On a visit to a beef slaughterhouse
in December, I was told by workers they feared that the Trump administration
would speed up allowable “chain speeds” for slaughterhouses.
Under USDA and
Department of Labor rules, the chain speed for moving dead steers is 400 per
hour; hogs are 600 per hour.
Now, the Trump administration is raising chain speeds in hog plants.
Speed limits are
in effect to protect workers from injuries. Workers are especially prone to
slicing injuries because they work in a cold room, and cut carcasses that have
globs of fat that are slippery in that setting.
The new chain speed
for hogs will rise to 1,106 per hour—a feverish pace.
This will impact
consumers, too. There are meat inspectors at every plant.

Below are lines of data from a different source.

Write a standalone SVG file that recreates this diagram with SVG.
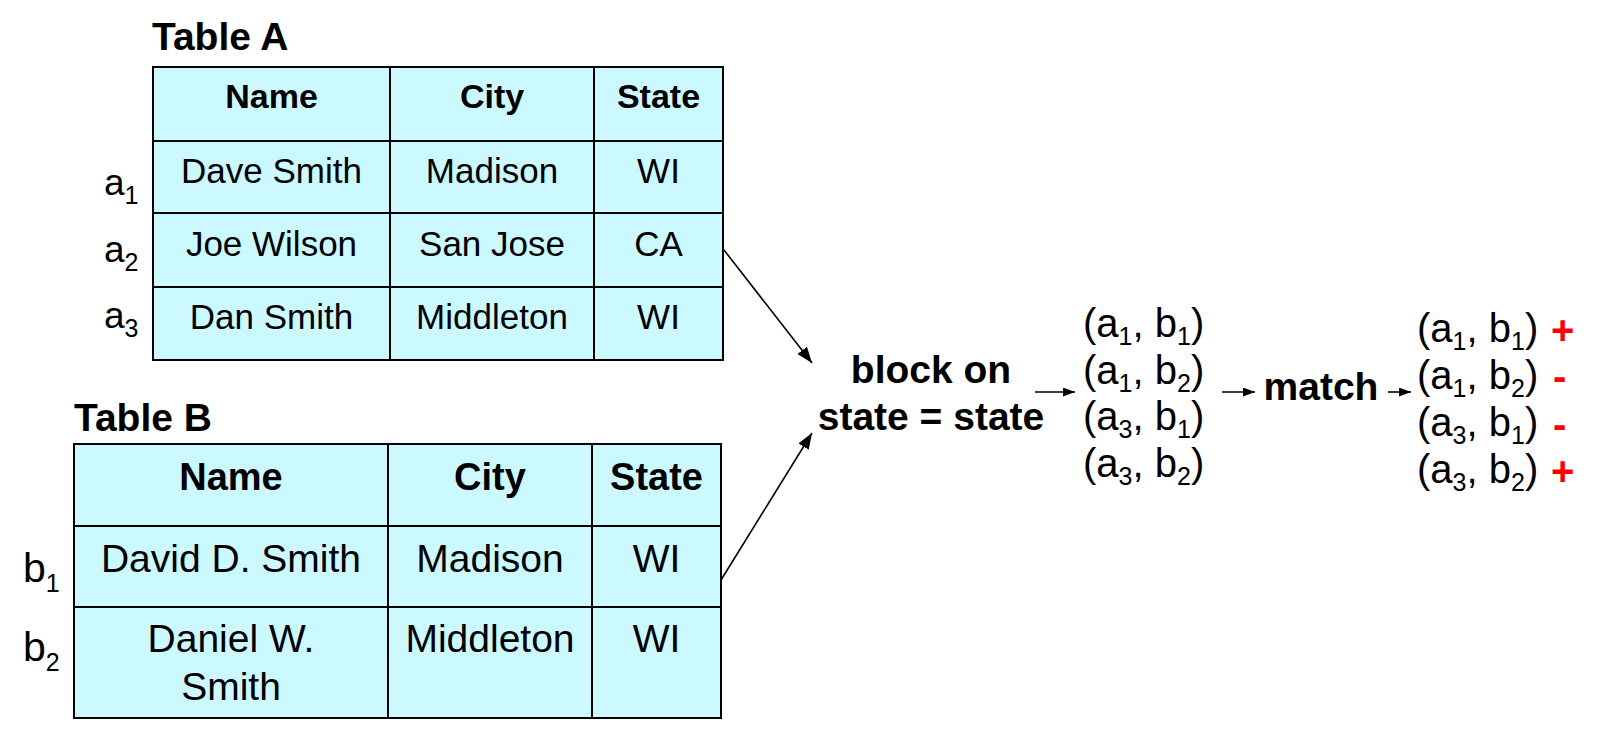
<svg xmlns="http://www.w3.org/2000/svg" width="1600" height="735" viewBox="0 0 1600 735">
<style>
  text { font-family: "Liberation Sans", Arial, sans-serif; fill: #000; }
  .title { font-size: 39px; font-weight: bold; }
  .hdrA { font-size: 34px; font-weight: bold; text-anchor: middle; }
  .cellA { font-size: 35px; text-anchor: middle; }
  .hdrB { font-size: 38px; font-weight: bold; text-anchor: middle; }
  .cellB { font-size: 39px; text-anchor: middle; }
  .lbl { font-size: 37px; }
  .lblB { font-size: 41px; }
  .sub { font-size: 25px; }
  .op { font-size: 39px; font-weight: bold; text-anchor: middle; }
  .pair { font-size: 40px; }
  .sign { font-size: 40px; font-weight: bold; fill: #FF0000; }
  .tbl { fill: #CCF9FF; stroke: #000; stroke-width: 2; }
  .grid { stroke: #000; stroke-width: 2; fill: none; }
  .conn { stroke: #000; stroke-width: 1.6; fill: none; }
</style>
<defs>
  <marker id="ah" markerUnits="userSpaceOnUse" markerWidth="18" markerHeight="14" refX="16" refY="6" orient="auto">
    <path d="M0,0 L16,6 L0,12 Z" fill="#000"/>
  </marker>
  <marker id="ahs" markerUnits="userSpaceOnUse" markerWidth="14" markerHeight="10" refX="12" refY="4.5" orient="auto">
    <path d="M0,0 L12,4.5 L0,9 Z" fill="#000"/>
  </marker>
</defs>

<g id="tableA">
  <text class="title" x="152" y="50">Table A</text>
  <rect class="tbl" x="153" y="67" width="570" height="293"/>
  <path class="grid" d="M153,141 H723 M153,213 H723 M153,287 H723 M390,67 V360 M594,67 V360"/>
  <text class="hdrA" x="271.5" y="108">Name</text>
  <text class="hdrA" x="492" y="108">City</text>
  <text class="hdrA" x="658.5" y="108">State</text>
  <text class="cellA" x="271.5" y="183">Dave Smith</text>
  <text class="cellA" x="492" y="183">Madison</text>
  <text class="cellA" x="658.5" y="183">WI</text>
  <text class="cellA" x="271.5" y="256">Joe Wilson</text>
  <text class="cellA" x="492" y="256">San Jose</text>
  <text class="cellA" x="658.5" y="256">CA</text>
  <text class="cellA" x="271.5" y="329">Dan Smith</text>
  <text class="cellA" x="492" y="329">Middleton</text>
  <text class="cellA" x="658.5" y="329">WI</text>
  <text class="lbl" x="104" y="195">a<tspan class="sub" dy="9">1</tspan></text>
  <text class="lbl" x="104" y="262">a<tspan class="sub" dy="9">2</tspan></text>
  <text class="lbl" x="104" y="328">a<tspan class="sub" dy="9">3</tspan></text>
</g>

<g id="tableB">
  <text class="title" x="74" y="431">Table B</text>
  <rect class="tbl" x="74" y="444" width="647" height="274"/>
  <path class="grid" d="M74,526 H721 M74,607 H721 M388,444 V718 M592,444 V718"/>
  <text class="hdrB" x="231" y="490">Name</text>
  <text class="hdrB" x="490" y="490">City</text>
  <text class="hdrB" x="656.5" y="490">State</text>
  <text class="cellB" x="231" y="572">David D. Smith</text>
  <text class="cellB" x="490" y="572">Madison</text>
  <text class="cellB" x="656.5" y="572">WI</text>
  <text class="cellB" x="231" y="652">Daniel W.</text>
  <text class="cellB" x="231" y="700">Smith</text>
  <text class="cellB" x="490" y="652">Middleton</text>
  <text class="cellB" x="656.5" y="652">WI</text>
  <text class="lblB" x="23" y="582">b<tspan class="sub" dy="10">1</tspan></text>
  <text class="lblB" x="23" y="661">b<tspan class="sub" dy="10">2</tspan></text>
</g>

<g id="block">
  <text class="op" x="931" y="383">block on</text>
  <text class="op" x="931" y="430">state = state</text>
</g>

<g id="candidates">
  <text class="pair" x="1083" y="337">(a<tspan class="sub" dy="8">1</tspan><tspan dy="-8">, b</tspan><tspan class="sub" dy="8">1</tspan><tspan dy="-8">)</tspan></text>
  <text class="pair" x="1083" y="383.5">(a<tspan class="sub" dy="8">1</tspan><tspan dy="-8">, b</tspan><tspan class="sub" dy="8">2</tspan><tspan dy="-8">)</tspan></text>
  <text class="pair" x="1083" y="430">(a<tspan class="sub" dy="8">3</tspan><tspan dy="-8">, b</tspan><tspan class="sub" dy="8">1</tspan><tspan dy="-8">)</tspan></text>
  <text class="pair" x="1083" y="476.5">(a<tspan class="sub" dy="8">3</tspan><tspan dy="-8">, b</tspan><tspan class="sub" dy="8">2</tspan><tspan dy="-8">)</tspan></text>
</g>

<g id="match">
  <text class="op" x="1321" y="400">match</text>
</g>

<g id="results">
  <text class="pair" x="1417" y="342">(a<tspan class="sub" dy="8">1</tspan><tspan dy="-8">, b</tspan><tspan class="sub" dy="8">1</tspan><tspan dy="-8">)</tspan></text>
  <text class="pair" x="1417" y="388.5">(a<tspan class="sub" dy="8">1</tspan><tspan dy="-8">, b</tspan><tspan class="sub" dy="8">2</tspan><tspan dy="-8">)</tspan></text>
  <text class="pair" x="1417" y="436">(a<tspan class="sub" dy="8">3</tspan><tspan dy="-8">, b</tspan><tspan class="sub" dy="8">1</tspan><tspan dy="-8">)</tspan></text>
  <text class="pair" x="1417" y="483">(a<tspan class="sub" dy="8">3</tspan><tspan dy="-8">, b</tspan><tspan class="sub" dy="8">2</tspan><tspan dy="-8">)</tspan></text>
  <text class="sign" x="1551" y="344">+</text>
  <text class="sign" x="1553" y="390">-</text>
  <text class="sign" x="1553" y="438">-</text>
  <text class="sign" x="1551" y="485">+</text>
</g>

<g id="connectors">
  <line class="conn" x1="724" y1="250" x2="812" y2="363" marker-end="url(#ah)"/>
  <line class="conn" x1="721" y1="580" x2="812" y2="433" marker-end="url(#ah)"/>
  <line class="conn" x1="1035" y1="392" x2="1075" y2="392" marker-end="url(#ahs)"/>
  <line class="conn" x1="1222" y1="392" x2="1255" y2="392" marker-end="url(#ahs)"/>
  <line class="conn" x1="1388" y1="392" x2="1411" y2="392" marker-end="url(#ahs)"/>
</g>
</svg>
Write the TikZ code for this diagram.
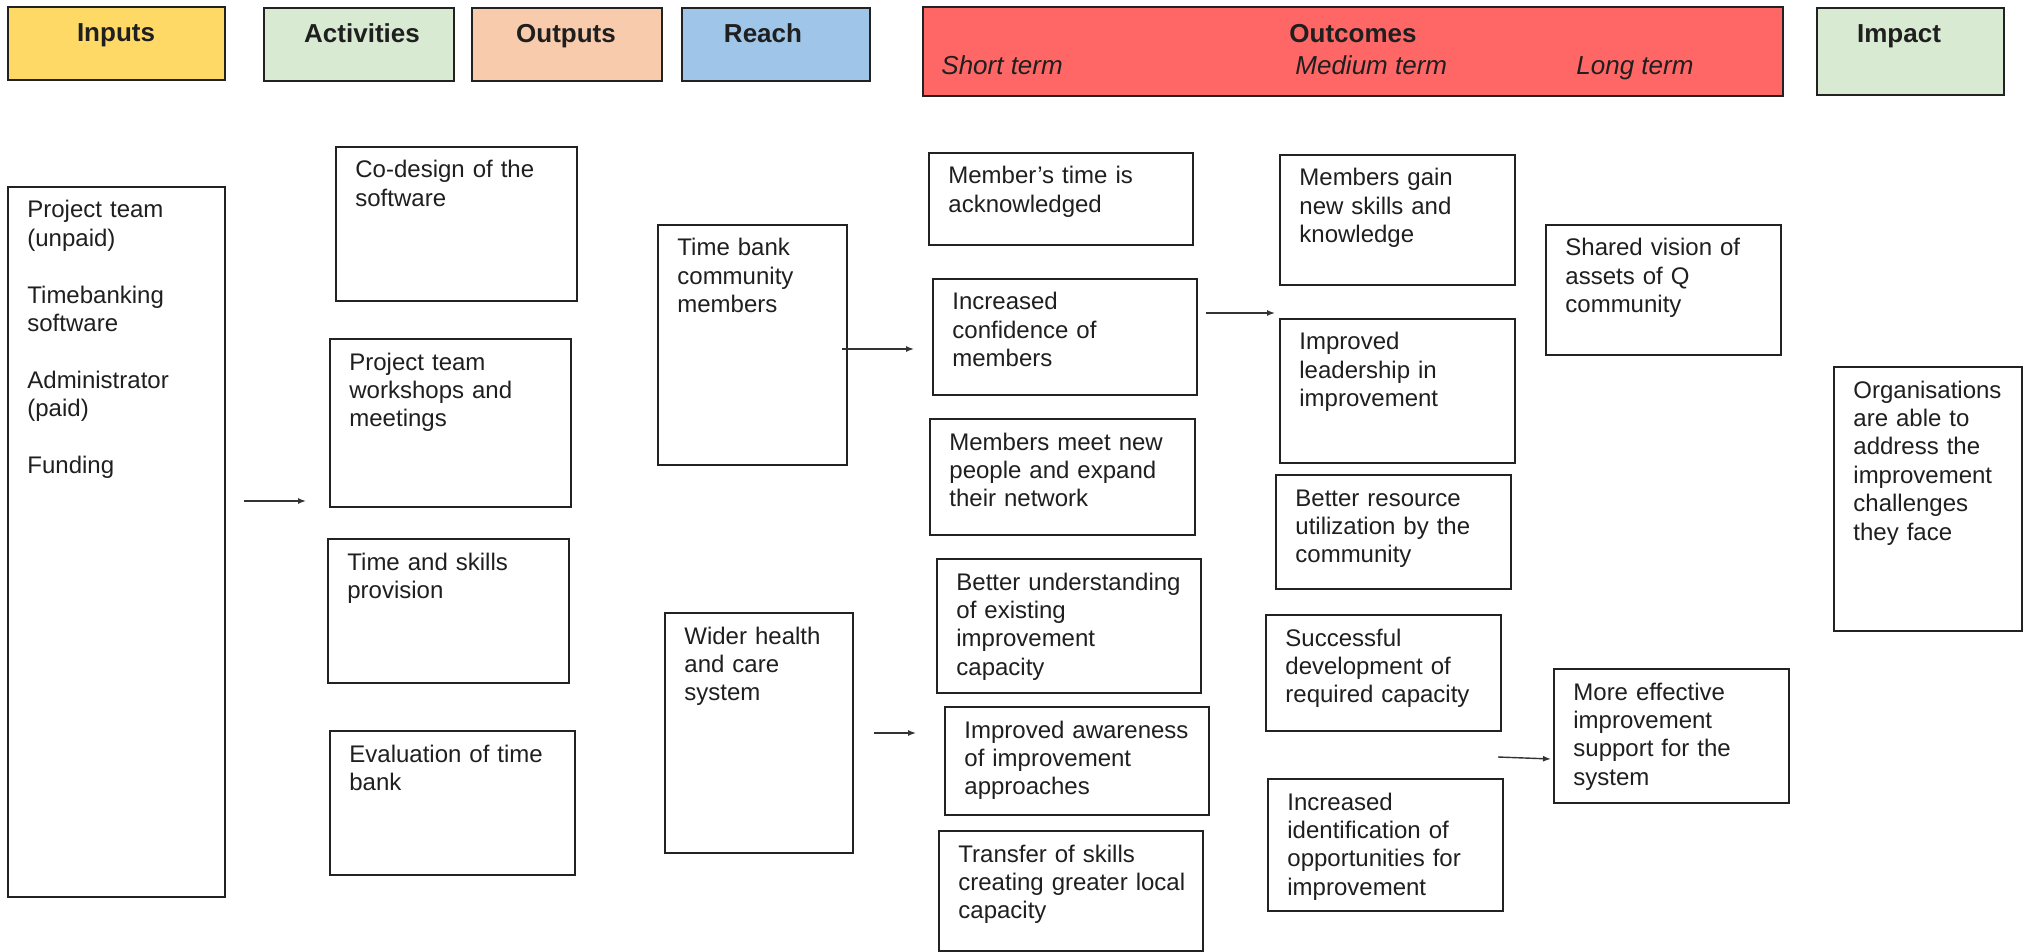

They cannot keep up
with that blistering speed.
The workers I met—about
half from Mexico, the other half from Nebraska and Iowa—were already looking
into other jobs in December. They told me they won’t make as much money. But
the unemployment rate in Sioux City, Iowa is 1.8%. They said they’d settle for
a buck or two less per hour—from $15/hour—to save their fingers and protect
their backs from rotating heavy carcasses at blinding speeds. Also, they
predicted that meatpackers would have trouble maintaining a full workforce
under oppressive chain-speed conditions.